***** Given information

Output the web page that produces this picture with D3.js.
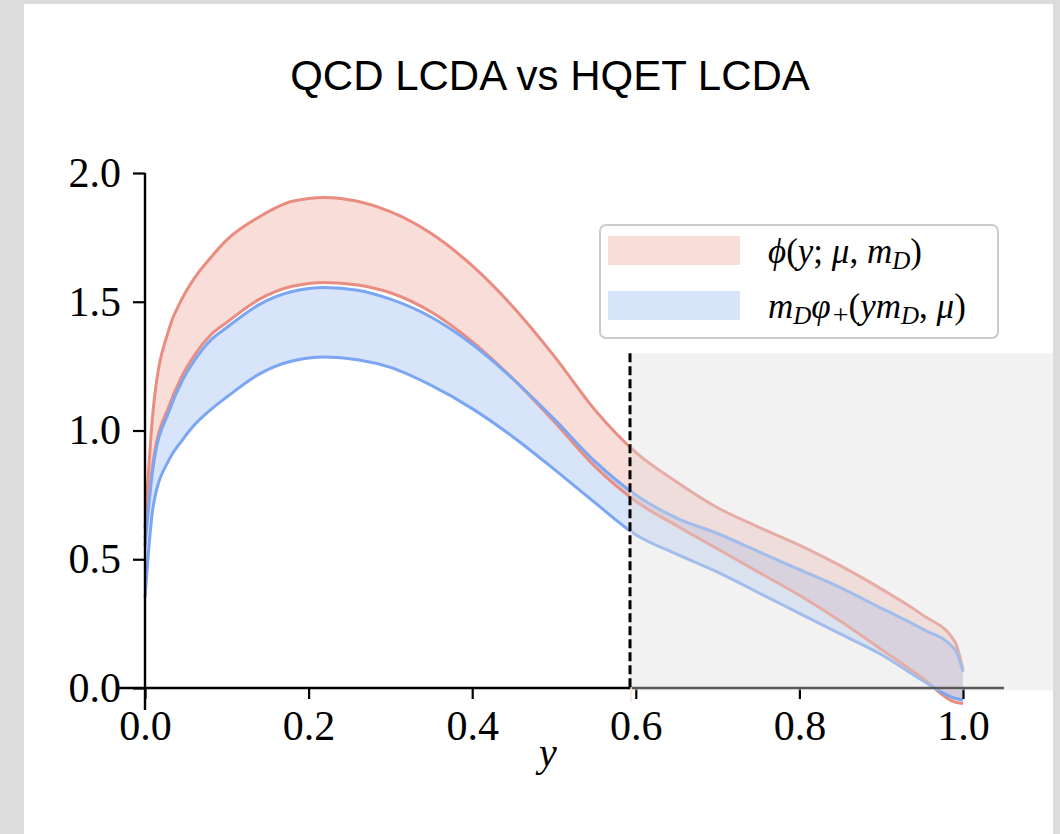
<!DOCTYPE html>
<html>
<head>
<meta charset="utf-8">
<script src="https://cdn.jsdelivr.net/npm/d3@7"></script>
<style>
  body { margin: 0; background: #dcdcdc; }
  svg { display: block; }
  .tick text { font-family: "Liberation Serif", "Times New Roman", serif; }
</style>
</head>
<body>
<div id="graphic"></div>
<script>
// values
var ys = [0, 0.01, 0.03, 0.045, 0.06, 0.08, 0.1, 0.14, 0.18, 0.22, 0.26, 0.3, 0.35, 0.4, 0.45, 0.5, 0.55, 0.6, 0.65, 0.7, 0.75, 0.8, 0.85, 0.9, 0.95, 0.99, 1.0];
var qcdUpper = [0.62, 1.08, 1.40, 1.51, 1.59, 1.67, 1.74, 1.83, 1.89, 1.905, 1.89, 1.85, 1.765, 1.64, 1.48, 1.29, 1.08, 0.915, 0.80, 0.70, 0.625, 0.555, 0.475, 0.385, 0.285, 0.18, 0.07];
var qcdLower = [0.58, 0.88, 1.10, 1.21, 1.29, 1.37, 1.42, 1.51, 1.56, 1.575, 1.565, 1.535, 1.46, 1.345, 1.2, 1.035, 0.86, 0.725, 0.63, 0.54, 0.45, 0.36, 0.26, 0.15, 0.04, -0.055, -0.06];
var hqetUpper = [0.55, 0.86, 1.08, 1.19, 1.27, 1.35, 1.40, 1.49, 1.54, 1.555, 1.545, 1.51, 1.44, 1.335, 1.2, 1.045, 0.88, 0.75, 0.66, 0.60, 0.53, 0.46, 0.39, 0.31, 0.23, 0.15, 0.063];
var hqetLower = [0.35, 0.705, 0.89, 0.96, 1.02, 1.08, 1.13, 1.22, 1.27, 1.285, 1.275, 1.245, 1.175, 1.085, 0.975, 0.85, 0.72, 0.595, 0.52, 0.45, 0.37, 0.29, 0.21, 0.13, 0.03, -0.04, -0.047];

var xTicks = [0, 0.2, 0.4, 0.6, 0.8, 1.0];
var yTicks = [0, 0.5, 1.0, 1.5, 2.0];
var xDomain = [-0.035, 1.05];
var yDomain = [-0.085, 2.0];
var cutoff = 0.593;
var shadeTop = 1.3;
var shadeBottom = -0.01;
var shadeRight = 1.11;

var width = 1060;
var height = 834;
var redLine = "#e98d80";
var redFill = "#e77767";
var blueLine = "#7aa6f3";
var blueFill = "#6495ed";

var svg = d3.select("#graphic")
  .append("svg")
  .attr("width", width)
  .attr("height", height);

svg.append("rect")
  .attr("x", 24).attr("y", 4)
  .attr("width", 1029).attr("height", 830)
  .attr("fill", "#ffffff");

var xScale = d3.scaleLinear().domain([0, 1]).range([145, 963]);
var yScale = d3.scaleLinear().domain([0, 2]).range([688, 173]);

var rows = ys.map(function(y, i) {
  return { y: y, qu: qcdUpper[i], ql: qcdLower[i], hu: hqetUpper[i], hl: hqetLower[i] };
});

function band(lo, hi) {
  return d3.area()
    .curve(d3.curveMonotoneX)
    .x(d => xScale(d.y))
    .y0(d => yScale(d[lo]))
    .y1(d => yScale(d[hi]));
}

function line(key) {
  return d3.line()
    .curve(d3.curveMonotoneX)
    .x(d => xScale(d.y))
    .y(d => yScale(d[key]));
}

function renderBands() {
  svg.append("path").datum(rows)
    .attr("d", band("ql", "qu"))
    .attr("fill", redFill).attr("fill-opacity", 0.25);
  svg.append("path").datum(rows)
    .attr("d", band("hl", "hu"))
    .attr("fill", blueFill).attr("fill-opacity", 0.25);

  [["qu", redLine], ["ql", redLine], ["hu", blueLine], ["hl", blueLine]].forEach(function(s) {
    svg.append("path").datum(rows)
      .attr("d", line(s[0]))
      .attr("fill", "none")
      .attr("stroke", s[1])
      .attr("stroke-width", 3);
  });
}

function renderAxis() {
  var xAxis = svg.append("g")
    .attr("transform", "translate(0," + yScale(0) + ")")
    .call(d3.axisBottom(xScale).tickValues(xTicks).tickFormat(d3.format(".1f")).tickSizeOuter(0).tickSize(11).tickPadding(11));
  var yAxis = svg.append("g")
    .attr("transform", "translate(" + xScale(0) + ",0)")
    .call(d3.axisLeft(yScale).tickValues(yTicks).tickFormat(d3.format(".1f")).tickSizeOuter(0).tickSize(12).tickPadding(12));

  [xAxis, yAxis].forEach(function(a) {
    a.select(".domain").remove();
    a.attr("font-size", 42).attr("font-family", "Liberation Serif");
    a.selectAll(".tick line").attr("stroke", "#000").attr("stroke-width", 2.2);
    a.selectAll(".tick text").attr("fill", "#000");
  });

  // spines through zero
  svg.append("line")
    .attr("x1", xScale(xDomain[0])).attr("x2", xScale(xDomain[1]))
    .attr("y1", yScale(0)).attr("y2", yScale(0))
    .attr("stroke", "#000").attr("stroke-width", 2.4);
  svg.append("line")
    .attr("x1", xScale(0)).attr("x2", xScale(0))
    .attr("y1", yScale(yDomain[0])).attr("y2", yScale(yDomain[1]))
    .attr("stroke", "#000").attr("stroke-width", 2.4);

  svg.append("text")
    .attr("x", 548).attr("y", 766)
    .attr("text-anchor", "middle")
    .attr("font-family", "Liberation Serif")
    .attr("font-style", "italic")
    .attr("font-size", 40)
    .text("y");
}

function renderCutoff() {
  svg.append("rect")
    .attr("x", xScale(cutoff))
    .attr("y", yScale(shadeTop))
    .attr("width", xScale(shadeRight) - xScale(cutoff))
    .attr("height", yScale(shadeBottom) - yScale(shadeTop))
    .attr("fill", "#dedede")
    .attr("fill-opacity", 0.4);

  svg.append("line")
    .attr("x1", xScale(cutoff) + 1).attr("x2", xScale(cutoff) + 1)
    .attr("y1", yScale(shadeTop)).attr("y2", yScale(yDomain[0]) - 8)
    .attr("stroke", "#fde3d6").attr("stroke-width", 1.5);

  svg.append("line")
    .attr("x1", Math.round(xScale(cutoff))).attr("x2", Math.round(xScale(cutoff)))
    .attr("y1", yScale(shadeTop)).attr("y2", yScale(shadeBottom))
    .attr("stroke", "#000")
    .attr("stroke-width", 3)
    .attr("stroke-dasharray", "9,4");
}

function renderLegend() {
  var g = svg.append("g");
  g.append("rect")
    .attr("x", 600).attr("y", 225)
    .attr("width", 398).attr("height", 113)
    .attr("rx", 6)
    .attr("fill", "#ffffff").attr("fill-opacity", 0.8)
    .attr("stroke", "#cccccc").attr("stroke-width", 2);

  g.append("rect").attr("x", 608).attr("y", 236).attr("width", 132).attr("height", 29)
    .attr("fill", redFill).attr("fill-opacity", 0.25);
  g.append("rect").attr("x", 608).attr("y", 291).attr("width", 132).attr("height", 29)
    .attr("fill", blueFill).attr("fill-opacity", 0.25);

  var t1 = g.append("text").attr("x", 768).attr("y", 263)
    .attr("font-family", "Liberation Serif").attr("font-size", 35);
  t1.append("tspan").attr("font-style", "italic").text("ϕ");
  t1.append("tspan").text("(");
  t1.append("tspan").attr("font-style", "italic").text("y");
  t1.append("tspan").text("; ");
  t1.append("tspan").attr("font-style", "italic").text("μ");
  t1.append("tspan").text(", ");
  t1.append("tspan").attr("font-style", "italic").text("m");
  t1.append("tspan").attr("font-style", "italic").attr("font-size", 25).attr("dy", 6).text("D");
  t1.append("tspan").attr("dy", -6).text(")");

  var t2 = g.append("text").attr("x", 768).attr("y", 318)
    .attr("font-family", "Liberation Serif").attr("font-size", 35);
  t2.append("tspan").attr("font-style", "italic").text("m");
  t2.append("tspan").attr("font-style", "italic").attr("font-size", 25).attr("dy", 6).text("D");
  t2.append("tspan").attr("font-style", "italic").attr("dy", -6).text("φ");
  t2.append("tspan").attr("font-size", 28).attr("dx", 2).attr("dy", 6).text("+");
  t2.append("tspan").attr("dy", -6).text("(");
  t2.append("tspan").attr("font-style", "italic").text("ym");
  t2.append("tspan").attr("font-style", "italic").attr("font-size", 25).attr("dy", 6).text("D");
  t2.append("tspan").attr("dy", -6).text(", ");
  t2.append("tspan").attr("font-style", "italic").text("μ");
  t2.append("tspan").text(")");
}

function renderTitle() {
  svg.append("text")
    .attr("x", 550).attr("y", 90)
    .attr("text-anchor", "middle")
    .attr("font-family", "Liberation Sans, Arial, sans-serif")
    .attr("font-size", 42)
    .text("QCD LCDA vs HQET LCDA");
}

renderBands();
renderAxis();
renderCutoff();
renderLegend();
renderTitle();
</script>
</body>
</html>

**********

Exercise aim: Copy nothing but the lines from the first one in the listing through the line with "0.03, -0.04, -0.047];", and omit the pictures.

Written solution:
Output the web page that produces this picture with D3.js.
<!DOCTYPE html>
<html>
<head>
<meta charset="utf-8">
<script src="https://cdn.jsdelivr.net/npm/d3@7"></script>
<style>
  body { margin: 0; background: #dcdcdc; }
  svg { display: block; }
  .tick text { font-family: "Liberation Serif", "Times New Roman", serif; }
</style>
</head>
<body>
<div id="graphic"></div>
<script>
// values
var ys = [0, 0.01, 0.03, 0.045, 0.06, 0.08, 0.1, 0.14, 0.18, 0.22, 0.26, 0.3, 0.35, 0.4, 0.45, 0.5, 0.55, 0.6, 0.65, 0.7, 0.75, 0.8, 0.85, 0.9, 0.95, 0.99, 1.0];
var qcdUpper = [0.62, 1.08, 1.40, 1.51, 1.59, 1.67, 1.74, 1.83, 1.89, 1.905, 1.89, 1.85, 1.765, 1.64, 1.48, 1.29, 1.08, 0.915, 0.80, 0.70, 0.625, 0.555, 0.475, 0.385, 0.285, 0.18, 0.07];
var qcdLower = [0.58, 0.88, 1.10, 1.21, 1.29, 1.37, 1.42, 1.51, 1.56, 1.575, 1.565, 1.535, 1.46, 1.345, 1.2, 1.035, 0.86, 0.725, 0.63, 0.54, 0.45, 0.36, 0.26, 0.15, 0.04, -0.055, -0.06];
var hqetUpper = [0.55, 0.86, 1.08, 1.19, 1.27, 1.35, 1.40, 1.49, 1.54, 1.555, 1.545, 1.51, 1.44, 1.335, 1.2, 1.045, 0.88, 0.75, 0.66, 0.60, 0.53, 0.46, 0.39, 0.31, 0.23, 0.15, 0.063];
var hqetLower = [0.35, 0.705, 0.89, 0.96, 1.02, 1.08, 1.13, 1.22, 1.27, 1.285, 1.275, 1.245, 1.175, 1.085, 0.975, 0.85, 0.72, 0.595, 0.52, 0.45, 0.37, 0.29, 0.21, 0.13, 0.03, -0.04, -0.047];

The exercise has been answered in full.